Testing a game like Control presents its own set of issues since it’s a non-linear game, but primarily indoors and does not have an in-game benchmarking utility we had to set up one for ourselves. Just because the game takes place indoors doesn’t mean there aren’t large scale rooms, one being an insanely large furnace room for example, along with a plethora of geometry in each part of the Oldest House. We decided to go with a run from the Central Executive room through the Cafeteria and just into the Dead Letters room. Along this was we have plenty of varied light sources and surfaces to give an indicator of game performance, although we lack in combat sequences in this run the framerate doesn’t appear to be too heavily impacted during fight scenes, that is something to take into consideration. Due to the nature of the game having two different APIs that you can choose between and I had ample time before launch I was able to test with DX11 and DX12 for each card at each resolution allowing for more detailed results than typical. We’ll discuss the RTX testing on that page. We tested the game at the High preset but disabled MSAA so that later one we would not have multiple forms of anti-aliasing layered on each other.
|CPU||Intel Core i9-9900k @ 5GHz|
|Memory||16GB G.Skill Trident Z DDR4 3200|
|Motherboard||EVGA Z370 Classified K|
|Storage||Kingston KC2000 1TB NVMe SSD|
|PSU||Cooler Master V1200 Platinum|
|Windows Version||1903 with latest security patches|
Graphics Cards Tested
|GPU||Architecture||Core Count||Clock Speed||Memory Capacity||Memory Speed|
|NVIDIA RTX 2080ti FE||Turing||4352||1350/1635||11GB GDDR6||14Gbps|
|NVIDIA RTX 2080 SUPER FE||Turing||3072||1650/1815||8GB GDDR6||15.5Gbps|
|NVIDIA RTX 2070 SUPER FE||Turing||2560||1605/1770||8GB GDDR6||14Gbps|
|NVIDIA RTX 2060 SUPER||Turing||2176||1470/1650||8GB GDDR6||14Gbps|
|NVIDIA RTX 2060 FE||Turing||1904||1365/168||6GB GDDR6||14Gbps|
|ZOTAC Gaming GTX 1660||Turing||1408||1530/1785||6GB GDDR5||8Gbps|
|NVIDIA GTX 1080 FE||Pascal||2560||1607/1733||8GB GDDR5X||10Gbps|
|NVIDIA GTX 1070 FE||Pascal||1920||1506/1683||8GB GDDR5||8Gbps|
|NVIDIA GTX 1060 FE 6GB||Pascal||1280||1506/1708||6GB GDDR5||8Gbps
|AMD Radeon RX 5700XT||Navi||2560||1605/1755/1905||8GB GDDR6||14Gbps|
|AMD Radeon RX 5700||Navi||2304||1465/1625/1725||8GB GDDR6||14Gbps|
|AMD RX Vega 64||Vega 10||4096||1247/1546||8GB HBM2||945Mbps|
|AMD RX Vega 56||Vega 10||3584||1156/1471||8GB HBM2||800Mbs|
|MSI RX 580 Armor 8GB||Polaris 20||2304||1366||8GB GDDR5||8Gbps
|Sapphire Nitro+ RX 570 4GB||Polaris 20||2048||1340||4GB GDDR5||7Gbps|
Preset Scaling At 4K
Testing presets at 4K gives us a couple of quick metrics before diving into the game too deeply. First off it shows us how the game looks at various presets as well as how performance scales with those settings. Control was unique in this one since it allowed for DLSS (Deep Learning Super Sampling) to be enabled without engaging the other ray-trace based RTX features so we wanted to add it into the mix with the High preset along with DLSS (2560×1440 Render) enabled. Remedy has crafted a beautiful world in Control and even on the Low preset it still looks good and gives a very good performance, but we can see that with the High preset paired with DLSS we can near resolution quality while hitting Low preset performance numbers but maintain all the niceties that the High resolution allows for. We used the DX12 API for this test so that we would have access to DLSS.

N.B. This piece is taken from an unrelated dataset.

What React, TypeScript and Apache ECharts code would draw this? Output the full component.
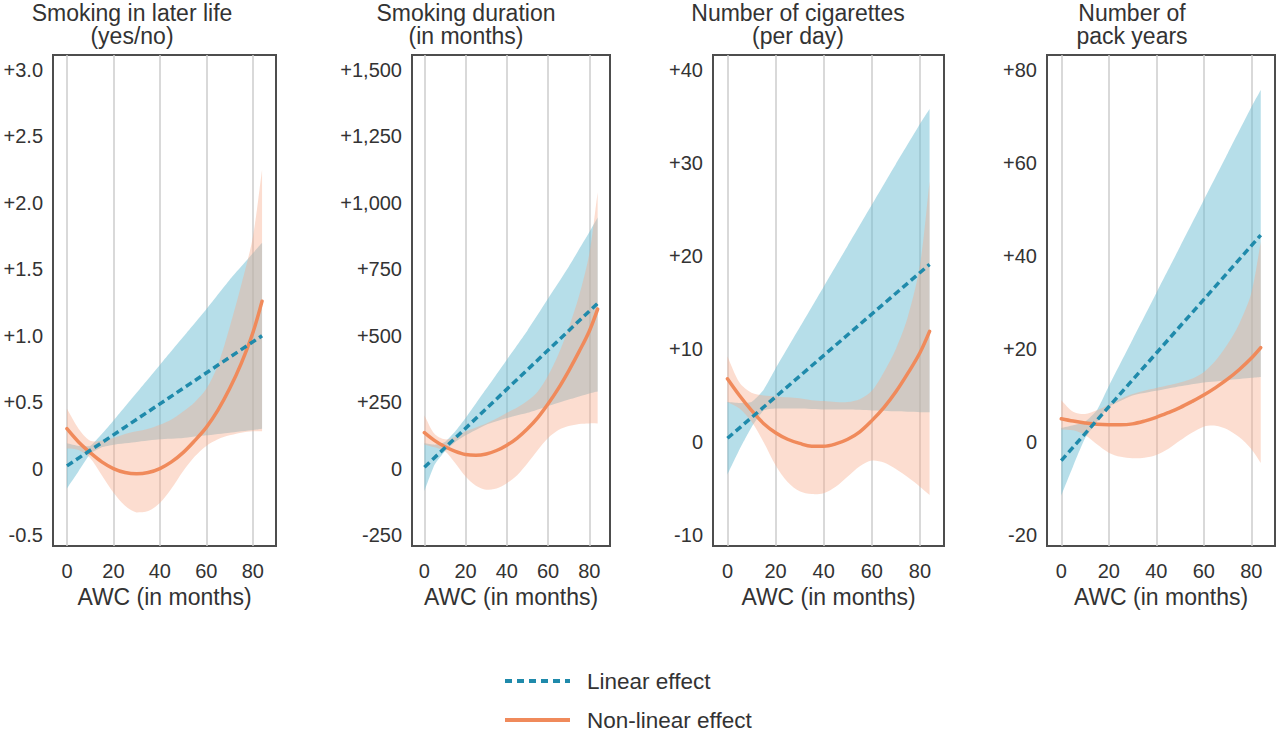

Intel Core Scaling Performance
While this test won’t tell just how many cores and threads the game can and will use, it does show how the game performs as you move up in cores and threads available. These were tested at the 1080p settings that we tested the rest of the results while pairing the CPU with the RTX 2080 Ti Founders Edition we used the DX11 API for this test.
In Control we see that bringing more to the table doesn’t necessarily mean more frames. Once you hit 4 cores and 8 threads the improvement is modest at best and shows the game leans very heavily on the GPU for its performance, take it how you will but it shows why the system requirements were lowered some time ago and after the stutterfest that Quantum Break was when it launched I’m happy to see this. And I’m also happy to say that dual cores, albiet only those without multi-threading, need not apply.